Re: [PATCH v3] net:Add sysctl_max_skb_frags

2016-02-03 Thread Alexander Duyck
On Wed, Feb 3, 2016 at 11:23 AM, Eric Dumazet  wrote:
> On Wed, 2016-02-03 at 10:24 -0800, Alexander Duyck wrote:
>
>> If this is only meant to be a performance modification and is only
>> really targeted at TCP TSO/GRO then all I ask is that we use a name
>> like tcp_max_gso_frags and relocate the sysctl to the TCP section.
>> Otherwise if we are actually going to try to scope this out on a wider
>> level and limit all frags which is what the name implies then the
>> patch set needs to make a better attempt at covering all cases where
>> it may apply.
>
>
> This is the goal.
>
> Other skb providers (like tun and af_packet) will also use this optional
> limit.
>
> I fail to see why Hans should send a complete patch series.
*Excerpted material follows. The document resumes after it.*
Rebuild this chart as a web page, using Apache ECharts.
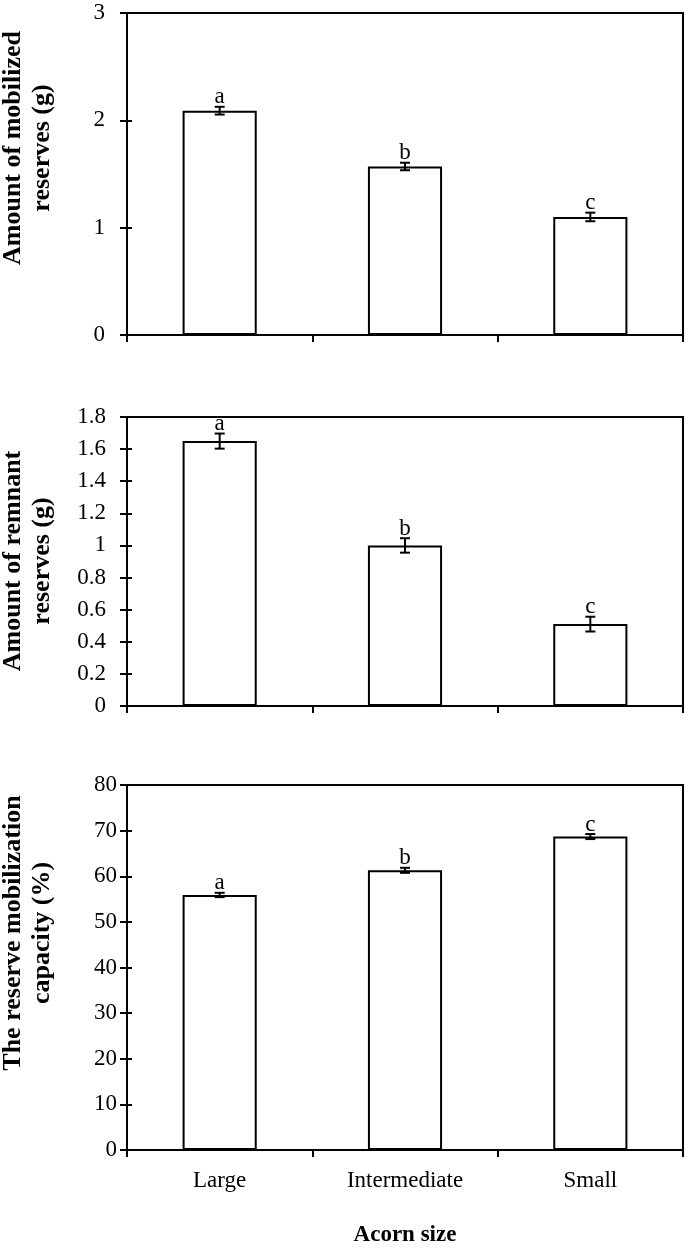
<!DOCTYPE html>
<html>
<head>
<meta charset="utf-8">
<script src="https://cdn.jsdelivr.net/npm/echarts@6/dist/echarts.min.js"></script>
<style>
html,body{margin:0;padding:0;background:#fff;}
#c{width:685px;height:1248px;}
</style>
</head>
<body>
<div id="c"></div>
<script>
var categories = ['Large', 'Intermediate', 'Small'];
var mobilized = [2.09, 1.57, 1.10];
var mobilizedErr = [0.036, 0.035, 0.04];
var remnant = [1.65, 1.00, 0.51];
var remnantErr = [0.047, 0.045, 0.046];
var capacity = [55.9, 61.3, 68.7];
var capacityErr = [0.47, 0.55, 0.55];
var letters = ['a', 'b', 'c'];

var FONT = '"Liberation Serif", "Times New Roman", serif';
var chart = echarts.init(document.getElementById('c'));

var panels = [
  {vals: mobilized, errs: mobilizedErr, min: 0, max: 3, interval: 1, top: 13, height: 322, labelMargin: 22,
   title: 'Amount of mobilized\nreserves (g)', titleY: 148, showX: false},
  {vals: remnant, errs: remnantErr, min: 0, max: 1.8, interval: 0.2, top: 417, height: 289, labelMargin: 21,
   title: 'Amount of remnant\nreserves (g)', titleY: 561, showX: false},
  {vals: capacity, errs: capacityErr, min: 0, max: 80, interval: 10, top: 785, height: 366, labelMargin: 10,
   title: 'The reserve mobilization\ncapacity (%)', titleY: 933, showX: true}
];

var grids = [], xAxes = [], yAxes = [], series = [], graphics = [];
panels.forEach(function (p, i) {
  grids.push({left: 127, right: 2, top: p.top, height: p.height, show: true,
    borderColor: '#000', borderWidth: 2, backgroundColor: 'transparent'});
  xAxes.push({
    type: 'category', gridIndex: i, data: categories,
    axisLine: {lineStyle: {color: '#000', width: 2}},
    axisTick: {show: true, length: 7, lineStyle: {color: '#000', width: 2}},
    axisLabel: {show: p.showX, color: '#000', fontFamily: FONT, fontSize: 23, margin: 19},
    name: p.showX ? 'Acorn size' : '',
    nameLocation: 'middle', nameGap: 74,
    nameTextStyle: {color: '#000', fontFamily: FONT, fontSize: 23, fontWeight: 'bold'}
  });
  yAxes.push({
    type: 'value', gridIndex: i, min: p.min, max: p.max, interval: p.interval,
    axisLine: {show: true, lineStyle: {color: '#000', width: 2}},
    axisTick: {show: true, length: 7, lineStyle: {color: '#000', width: 2}},
    axisLabel: {color: '#000', fontFamily: FONT, fontSize: 23, margin: p.labelMargin},
    splitLine: {show: false}
  });
  yAxes.push({
    type: 'value', gridIndex: i, min: p.min, max: p.max, interval: p.interval, position: 'left',
    axisLine: {show: false},
    axisTick: {show: true, inside: true, length: 5, lineStyle: {color: '#000', width: 2}},
    axisLabel: {show: false},
    splitLine: {show: false}
  });
  series.push({
    type: 'bar', xAxisIndex: i, yAxisIndex: i * 2, data: p.vals, barWidth: '40%',
    itemStyle: {color: '#fff', borderColor: '#000', borderWidth: 2},
    silent: true, animation: false
  });
  var errData = p.vals.map(function (v, k) { return [k, v, p.errs[k], letters[k]]; });
  series.push({
    type: 'custom', xAxisIndex: i, yAxisIndex: i * 2, data: errData, animation: false, z: 5,
    renderItem: function (params, api) {
      var k = api.value(0), v = api.value(1), e = api.value(2);
      var hi = api.coord([k, v + e]);
      var lo = api.coord([k, v - e]);
      var cap = 5;
      var ls = {stroke: '#000', lineWidth: 2};
      return {
        type: 'group',
        children: [
          {type: 'line', shape: {x1: hi[0], y1: hi[1], x2: lo[0], y2: lo[1]}, style: ls},
          {type: 'line', shape: {x1: hi[0] - cap, y1: hi[1], x2: hi[0] + cap, y2: hi[1]}, style: ls},
          {type: 'line', shape: {x1: lo[0] - cap, y1: lo[1], x2: lo[0] + cap, y2: lo[1]}, style: ls},
          {type: 'text', x: hi[0], y: hi[1] + 2, style: {
            text: errData[params.dataIndex][3], fill: '#000',
            font: '23px ' + FONT, align: 'center', verticalAlign: 'bottom'}}
        ]
      };
    }
  });
  graphics.push({
    type: 'text', x: 28, y: p.titleY, rotation: Math.PI / 2,
    style: {text: p.title, fill: '#000', font: 'bold 26px ' + FONT,
      align: 'center', verticalAlign: 'middle', lineHeight: 29}
  });
});

chart.setOption({
  animation: false,
  backgroundColor: '#fff',
  grid: grids,
  xAxis: xAxes,
  yAxis: yAxes,
  series: series,
  graphic: graphics
});
</script>
</body>
</html>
You realize that conflicts with what anybody else would be told.  What
was provided in this patch is a half solution, and it may cause bigger
messes since it is unclear exactly how this sysctl is meant to be
used.

> We will send followup patches, as we always did.
>
> I will send the GRO change for example.
>
> So please keep a sysctl name _without_ TCP in it, it really has nothing
> to do with TCP.

In the end I am not the one you have to convince.  I have simply
stated my opinion, and I guess we will have to agree to disagree.  It
is entirely up to Dave if he wants to apply it or not.  I have slides
I need to work on for next week.. :-)

- Alex


Re: [PATCH v3] net:Add sysctl_max_skb_frags

2016-02-03 Thread Eric Dumazet
On Wed, 2016-02-03 at 20:20 +0800, Herbert Xu wrote:
> On Wed, Feb 03, 2016 at 12:36:21PM +0100, Hannes Frederic Sowa wrote:
> >
> > Agreed that it feels like a hack, but a rather simple one. I would
> > consider this to be just a performance improvement. We certainly need
> > a slow-path when virtio drivers submit gso packets to the stack (and
> > already discussed with Hans). The sysctl can't help here. But without
> > the sysctl the packets would constantly hit the slow-path in case of
> > e.g. IPoIB and that would also be rather bad.
> 
> So you want to penalise every NIC in the system if just one of
> them is broken? This is insane.  Just do the partial linearisation
> in that one driver that needs it and not only won't you have to
> penalise anyone else but you still get the best result for that
> driver that needs it.

No penalization :

- default is the optimal value

- TCP stack tends to build skb with 32KB frags anyway. It is very rare
to actually get to 17 frags per skb (pathological sendpage() with tiny
parts, or tiny write() on many sockets from one thread). 

> 
> Besides, you have to implement the linearisation anyway because
> of virtualisation.

Sure.

We use a similar patch here at Google, since bnx2x has in some cases a
limit of 13 frags per skb. This driver calls linearize which can fail
under memory fragmentation. TCP usually retransmits, so only effect of
failures is extra latencies.

I am actually okay with this patch.

Acked-by: Eric Dumazet 






Re: [PATCH v3] net:Add sysctl_max_skb_frags

2016-02-03 Thread Hannes Frederic Sowa

On 03.02.2016 13:20, Herbert Xu wrote:

On Wed, Feb 03, 2016 at 12:36:21PM +0100, Hannes Frederic Sowa wrote:


Agreed that it feels like a hack, but a rather simple one. I would
consider this to be just a performance improvement. We certainly need
a slow-path when virtio drivers submit gso packets to the stack (and
already discussed with Hans). The sysctl can't help here. But without
the sysctl the packets would constantly hit the slow-path in case of
e.g. IPoIB and that would also be rather bad.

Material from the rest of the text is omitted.